No industry is immune to fraud, and the hotter the business, the more hucksters flock to it. But Silicon Valley has always seen itself as the virtuous outlier, a place where altruistic nerds tolerate capitalism in order to make the world a better place. Suddenly the Valley looks as crooked and greedy as the rest of the business world. And the growing roster of scandal-tainted startups share a theme. Faking it, from marketing exaggerations to outright fraud, feels more prevalent than ever—so much so that it’s time to ask whether startup culture itself is becoming a problem.

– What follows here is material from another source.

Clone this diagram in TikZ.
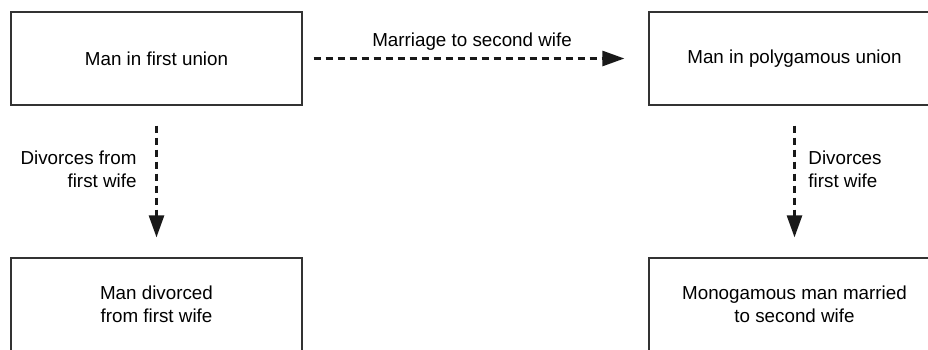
\documentclass[tikz,border=0pt]{standalone}
\usepackage{fontspec}
\setmainfont{Liberation Sans}
\usetikzlibrary{arrows.meta}

\begin{document}
\begin{tikzpicture}[x=0.5pt,y=-0.5pt,
  box/.style={draw=black!80, line width=0.6pt, minimum width=145.5pt, minimum height=46.5pt,
    align=center, font=\fontsize{9.4}{11.3}\selectfont},
  flow/.style={draw=black!90, line width=1.3pt, dash pattern=on 3.8pt off 2.2pt,
    -{Triangle[length=11pt,width=7.5pt]}},
  lbl/.style={font=\fontsize{9.4}{11.3}\selectfont}]
\useasboundingbox (0,0) rectangle (928,349);
\clip (0,0) rectangle (928,349);

\node[box] (first) at (156.5,58.5) {Man in first union};
\node[box] (poly) at (794.5,58.5) {Man in polygamous union};
\node[box] (divorced) at (156.5,304.5) {Man divorced\\from first wife};
\node[box] (mono) at (794.5,304.5) {Monogamous man married\\to second wife};

\draw[flow, shorten <=5.5pt, shorten >=12pt] (first) -- node[lbl, above, pos=0.49] {Marriage to second wife} (poly);
\draw[flow, shorten <=10pt, shorten >=10pt] (first) -- node[lbl, left=6pt, pos=0.42, align=right] {Divorces from\\first wife} (divorced);
\draw[flow, shorten <=10pt, shorten >=10pt] (poly) -- node[lbl, right=3pt, pos=0.42, align=left] {Divorces\\first wife} (mono);
\end{tikzpicture}
\end{document}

Breaking the rules makes you a Silicon Valley hero. That’s great if you’re breaking a dumb rule, not so much if you’re breaking an important one. Startup mythology is packed with stories of That Time Steve Jobs the Genius Did Whatever It Took to Win, and That Time in the 1990s that Larry Ellison the Badass Calculated Revenue the Way He Damn Well Pleased. Today’s founders cite Airbnb’s famous “farming” strategy (it spammed people advertising rentals on Craigslist to lure them to Airbnb). They speak breathlessly about how “T.K.”—Uber cofounder Travis Kalanick—has repeatedly ignored legal roadblocks. Admirers see an aggressive attitude and a $70 billion valuation, ignoring Uber’s careful, behind-the-scenes negotiations with regulators in many cities, notes Bradley Tusk, a political consultant for Uber.

The romantic lone-cowboy tales make it easy for founders to rationalize questionable decisions. “The whole ‘fake it till you make it,’ ‘move fast and break things’ attitude—all those sorts of battle cries are misinterpreted by some folks into making things up,” says Jakub Kostecki, founder of StartupFactCheck, a consultancy that helps investors conduct due diligence on startups. Three-quarters of the 150 early-stage startups he has investigated have pitched investors with misleading or purposely incomplete information, like identifying as “customers” people who are merely using a free trial, or taking full credit for past projects they played only a small role in.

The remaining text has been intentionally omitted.